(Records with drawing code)
····················
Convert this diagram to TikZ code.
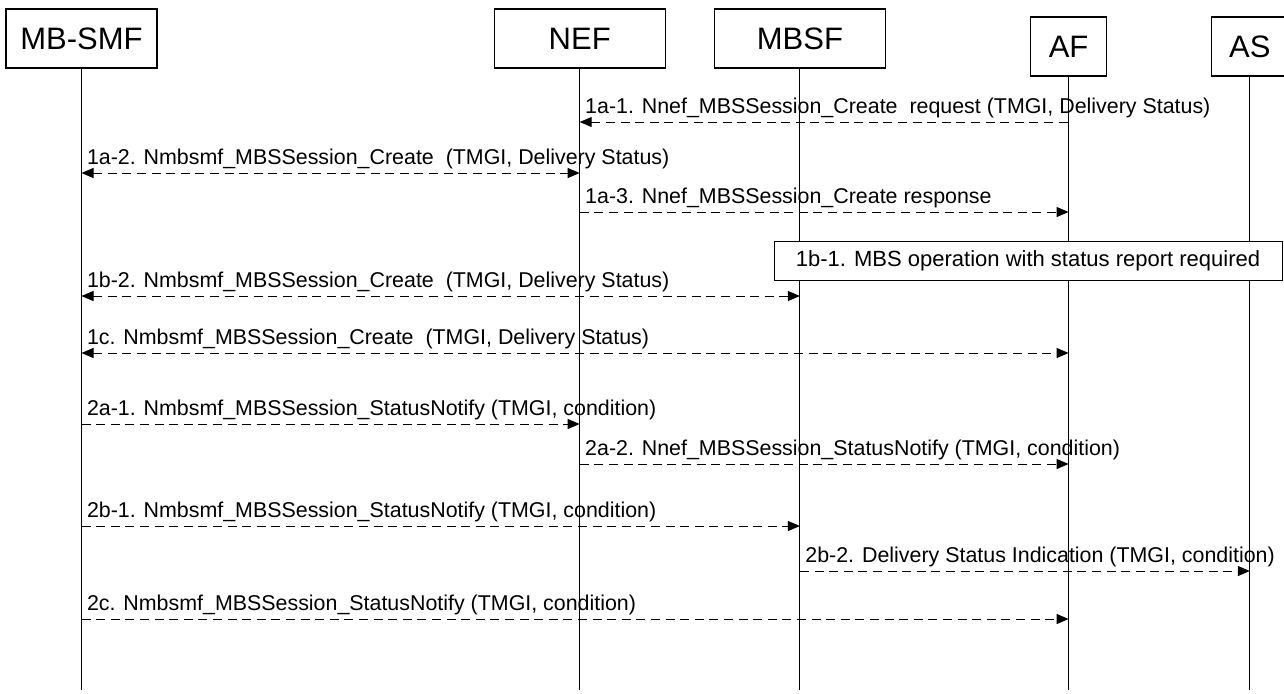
\documentclass[tikz,border=0pt]{standalone}
\usepackage{fontspec}
\setmainfont{Liberation Sans}
\usetikzlibrary{arrows.meta, positioning}

\begin{document}
\begin{tikzpicture}[
    x=0.5pt, y=-0.5pt,
    node distance=24pt and 24pt,
    every node/.style={align=center},
    actor/.style={rectangle, draw, line width=0.6pt, minimum height=29.5pt, inner sep=0pt, font=\fontsize{15.5}{18}\selectfont},
    note/.style={rectangle, draw, fill=white, line width=0.5pt, minimum width=254pt, minimum height=19.5pt, inner sep=0pt, font=\fontsize{11}{13}\selectfont},
    lifeline/.style={line width=0.5pt},
    msg/.style={dash pattern=on 4.5pt off 2.8pt, line width=0.5pt},
    arrow/.style={msg, -{Triangle[length=6pt, width=5pt]}},
    backarrow/.style={msg, {Triangle[length=6pt, width=5pt]}-},
    twoway/.style={msg, {Triangle[length=6pt, width=5pt]}-{Triangle[length=6pt, width=5pt]}},
    lbl/.style={anchor=base west, inner sep=0pt, xshift=2.5pt, yshift=4.5pt, font=\fontsize{10.7}{13}\selectfont}
]
\useasboundingbox (0,0) rectangle (1284,693);

% Nodes
\node[actor, minimum width=75.5pt] (mbsmf) at (81.5,38.5) {MB-SMF};
\node[actor, minimum width=85.5pt, right=168pt of mbsmf] (nef) {NEF};
\node[actor, minimum width=85.5pt, right=24pt of nef] (mbsf) {MBSF};
\node[actor, minimum width=38pt, right=72pt of mbsf, yshift=-4pt] (af) {AF};
\node[actor, minimum width=38pt, right=52pt of af] (as) {AS};

% Lifelines
\coordinate (bottom) at (0,690);
\draw[lifeline] (mbsmf) -- (mbsmf |- bottom);
\draw[lifeline] (nef) -- (nef |- bottom);
\draw[lifeline] (mbsf) -- (mbsf |- bottom);
\draw[lifeline] (af) -- (af |- bottom);
\draw[lifeline] (as) -- (as |- bottom);

\node[note] (note1b) at (1028,260.5) {1b-1. MBS operation with status report required};

% Messages
\coordinate (y1a1) at (0,122);
\coordinate (y1a2) at (0,173);
\coordinate (y1a3) at (0,212);
\coordinate (y1b2) at (0,296);
\coordinate (y1c) at (0,353);
\coordinate (y2a1) at (0,424);
\coordinate (y2a2) at (0,464);
\coordinate (y2b1) at (0,526);
\coordinate (y2b2) at (0,571);
\coordinate (y2c) at (0,619);

\draw[backarrow] (nef |- y1a1) -- node[lbl, pos=0]{1a-1. Nnef\_MBSSession\_Create\ \ request (TMGI, Delivery Status)} (af |- y1a1);
\draw[twoway] (mbsmf |- y1a2) -- node[lbl, pos=0]{1a-2. Nmbsmf\_MBSSession\_Create\ \ (TMGI, Delivery Status)} (nef |- y1a2);
\draw[arrow] (nef |- y1a3) -- node[lbl, pos=0]{1a-3. Nnef\_MBSSession\_Create response} (af |- y1a3);
\draw[twoway] (mbsmf |- y1b2) -- node[lbl, pos=0]{1b-2. Nmbsmf\_MBSSession\_Create\ \ (TMGI, Delivery Status)} (mbsf |- y1b2);
\draw[twoway] (mbsmf |- y1c) -- node[lbl, pos=0]{1c. Nmbsmf\_MBSSession\_Create\ \ (TMGI, Delivery Status)} (af |- y1c);
\draw[arrow] (mbsmf |- y2a1) -- node[lbl, pos=0]{2a-1. Nmbsmf\_MBSSession\_StatusNotify (TMGI, condition)} (nef |- y2a1);
\draw[arrow] (nef |- y2a2) -- node[lbl, pos=0]{2a-2. Nnef\_MBSSession\_StatusNotify (TMGI, condition)} (af |- y2a2);
\draw[arrow] (mbsmf |- y2b1) -- node[lbl, pos=0]{2b-1. Nmbsmf\_MBSSession\_StatusNotify (TMGI, condition)} (mbsf |- y2b1);
\draw[arrow] (mbsf |- y2b2) -- node[lbl, pos=0]{2b-2. Delivery Status Indication (TMGI, condition)} (as |- y2b2);
\draw[arrow] (mbsmf |- y2c) -- node[lbl, pos=0]{2c. Nmbsmf\_MBSSession\_StatusNotify (TMGI, condition)} (af |- y2c);

\end{tikzpicture}
\end{document}
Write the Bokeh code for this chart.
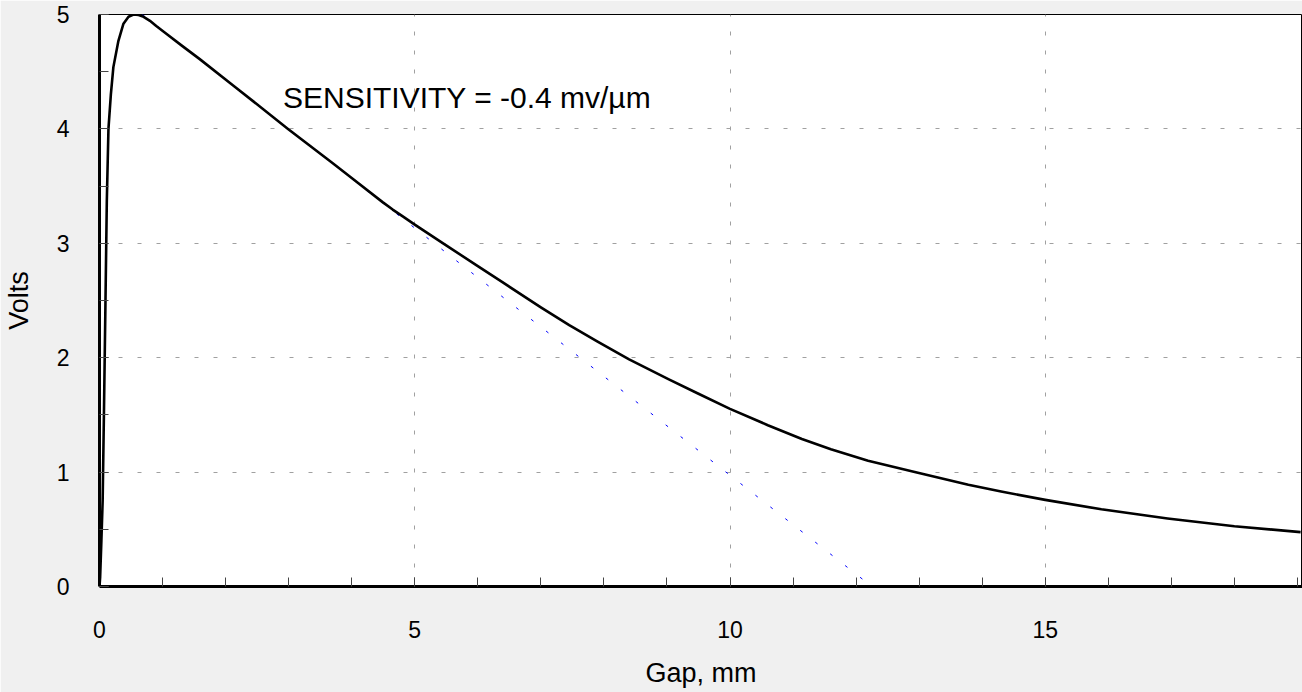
from bokeh.plotting import figure
from bokeh.models import SingleIntervalTicker, Label, Range1d
from bokeh.embed import file_html
from bokeh.resources import INLINE

# Measured response curve (Gap in mm, output in Volts)
gap_mm = [0, 0.01, 0.03, 0.05, 0.07, 0.095, 0.116, 0.142, 0.18, 0.22, 0.30, 0.38,
          0.46, 0.54, 0.62, 0.70, 0.80, 0.90, 1.065, 1.3, 1.59, 2.12, 2.99, 3.70,
          4.0, 4.49, 4.65, 4.81, 5.0, 5.45, 6.0, 6.39, 7.0, 7.45, 7.9, 8.40, 9.03,
          9.5, 10.0, 10.6, 11.14, 11.6, 12.19, 12.93, 13.78, 14.3, 15.0, 15.89,
          16.94, 18.0, 19.05]
volts = [0, 0.08, 0.4, 0.75, 1.5, 2.5, 3.37, 4.0, 4.3, 4.54, 4.77, 4.92,
         4.98, 5.0, 4.995, 4.98, 4.945, 4.90, 4.83, 4.73, 4.61, 4.38, 4.0, 3.70,
         3.57, 3.36, 3.295, 3.235, 3.163, 3.0, 2.80, 2.66, 2.44, 2.285, 2.14, 1.985,
         1.81, 1.685, 1.553, 1.41, 1.29, 1.20, 1.10, 1.0, 0.89, 0.83, 0.757, 0.675,
         0.595, 0.527, 0.475]

# Linear sensitivity fit line
fit_gap = [0.68, 12.25]
fit_volts = [5.0, 0.0]

annotation_text = "SENSITIVITY = -0.4 mv/\u00b5m"
annotation_pos = (2.91, 4.275)
x_label = "Gap, mm"
y_label = "Volts"

FONT = "Liberation Sans"

p = figure(width=1302, height=692, output_backend="svg", toolbar_location=None,
           x_range=Range1d(0, 19.08), y_range=Range1d(0, 5),
           min_border_left=96, min_border_right=0, min_border_top=14,
           min_border_bottom=106)

p.background_fill_color = "white"
p.border_fill_color = "#f0f0f0"
p.outline_line_color = "black"
p.outline_line_width = 1

p.line(fit_gap, fit_volts, line_color="#0000ff", line_width=1, line_dash="3 16")
p.line(gap_mm, volts, line_color="black", line_width=2.6, line_join="round")

p.xaxis.ticker = SingleIntervalTicker(interval=5, num_minor_ticks=5)
p.yaxis.ticker = SingleIntervalTicker(interval=1, num_minor_ticks=2)

for ax in (p.xaxis[0], p.yaxis[0]):
    ax.axis_line_color = "black"
    ax.axis_line_width = 3
    ax.major_tick_in = 9
    ax.major_tick_out = 0
    ax.minor_tick_in = 9
    ax.minor_tick_out = 0
    ax.major_tick_line_color = "#444444"
    ax.minor_tick_line_color = "#444444"
    ax.major_tick_line_width = 1
    ax.minor_tick_line_width = 1
    ax.major_label_text_font = FONT
    ax.major_label_text_font_size = "23px"
    ax.major_label_text_color = "black"
    ax.axis_label_text_font = FONT
    ax.axis_label_text_font_size = "27px"
    ax.axis_label_text_font_style = "normal"
    ax.axis_label_text_color = "black"

p.xaxis.axis_label = x_label
p.yaxis.axis_label = y_label
p.xaxis.major_label_standoff = 34
p.xaxis.axis_label_standoff = 17
p.yaxis.major_label_standoff = 30
p.yaxis.axis_label_standoff = 20

p.xgrid.grid_line_color = "#a0a0a0"
p.ygrid.grid_line_color = "#a0a0a0"
p.xgrid.grid_line_dash = "4 15"
p.ygrid.grid_line_dash = "4 15"
p.xgrid.grid_line_width = 1
p.ygrid.grid_line_width = 1

p.add_layout(Label(x=annotation_pos[0], y=annotation_pos[1], text=annotation_text,
                   text_font=FONT, text_font_size="30px", text_color="black",
                   text_baseline="alphabetic"))

open("out.html", "w").write(file_html(p, INLINE))
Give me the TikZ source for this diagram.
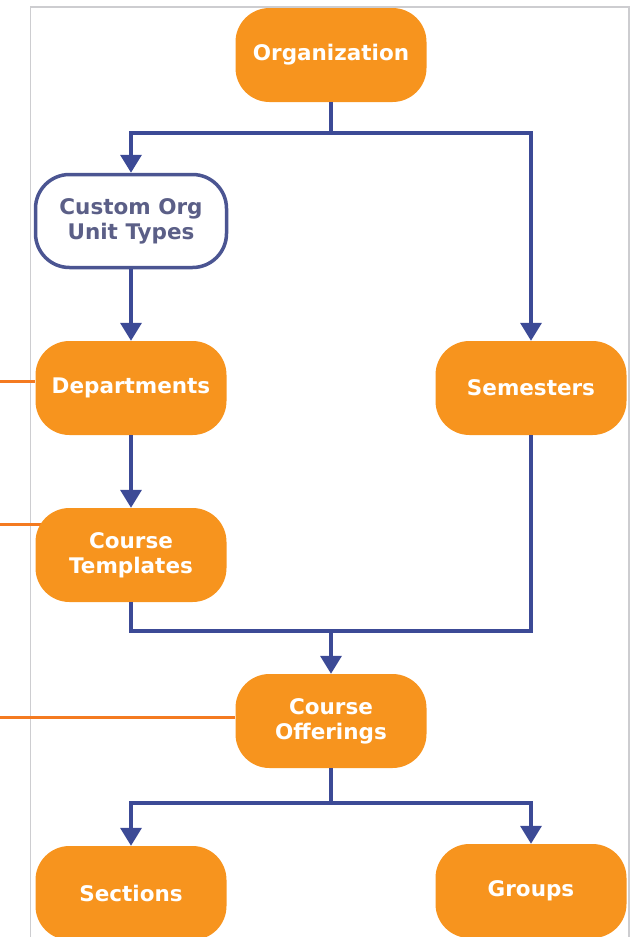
····················
▶ [WRITTEN PROBLEM]: Repeat the listing above exactly from its first line to the line containing "(note1b) at (1028,260.5)", both included, and omit the pictures.

▶ [RESULT OF THIS TASK]:
Convert this diagram to TikZ code.
\documentclass[tikz,border=0pt]{standalone}
\usepackage{fontspec}
\setmainfont{Liberation Sans}
\usetikzlibrary{arrows.meta, positioning}

\begin{document}
\begin{tikzpicture}[
    x=0.5pt, y=-0.5pt,
    node distance=24pt and 24pt,
    every node/.style={align=center},
    actor/.style={rectangle, draw, line width=0.6pt, minimum height=29.5pt, inner sep=0pt, font=\fontsize{15.5}{18}\selectfont},
    note/.style={rectangle, draw, fill=white, line width=0.5pt, minimum width=254pt, minimum height=19.5pt, inner sep=0pt, font=\fontsize{11}{13}\selectfont},
    lifeline/.style={line width=0.5pt},
    msg/.style={dash pattern=on 4.5pt off 2.8pt, line width=0.5pt},
    arrow/.style={msg, -{Triangle[length=6pt, width=5pt]}},
    backarrow/.style={msg, {Triangle[length=6pt, width=5pt]}-},
    twoway/.style={msg, {Triangle[length=6pt, width=5pt]}-{Triangle[length=6pt, width=5pt]}},
    lbl/.style={anchor=base west, inner sep=0pt, xshift=2.5pt, yshift=4.5pt, font=\fontsize{10.7}{13}\selectfont}
]
\useasboundingbox (0,0) rectangle (1284,693);

% Nodes
\node[actor, minimum width=75.5pt] (mbsmf) at (81.5,38.5) {MB-SMF};
\node[actor, minimum width=85.5pt, right=168pt of mbsmf] (nef) {NEF};
\node[actor, minimum width=85.5pt, right=24pt of nef] (mbsf) {MBSF};
\node[actor, minimum width=38pt, right=72pt of mbsf, yshift=-4pt] (af) {AF};
\node[actor, minimum width=38pt, right=52pt of af] (as) {AS};

% Lifelines
\coordinate (bottom) at (0,690);
\draw[lifeline] (mbsmf) -- (mbsmf |- bottom);
\draw[lifeline] (nef) -- (nef |- bottom);
\draw[lifeline] (mbsf) -- (mbsf |- bottom);
\draw[lifeline] (af) -- (af |- bottom);
\draw[lifeline] (as) -- (as |- bottom);

\node[note] (note1b) at (1028,260.5) {1b-1. MBS operation with status report required};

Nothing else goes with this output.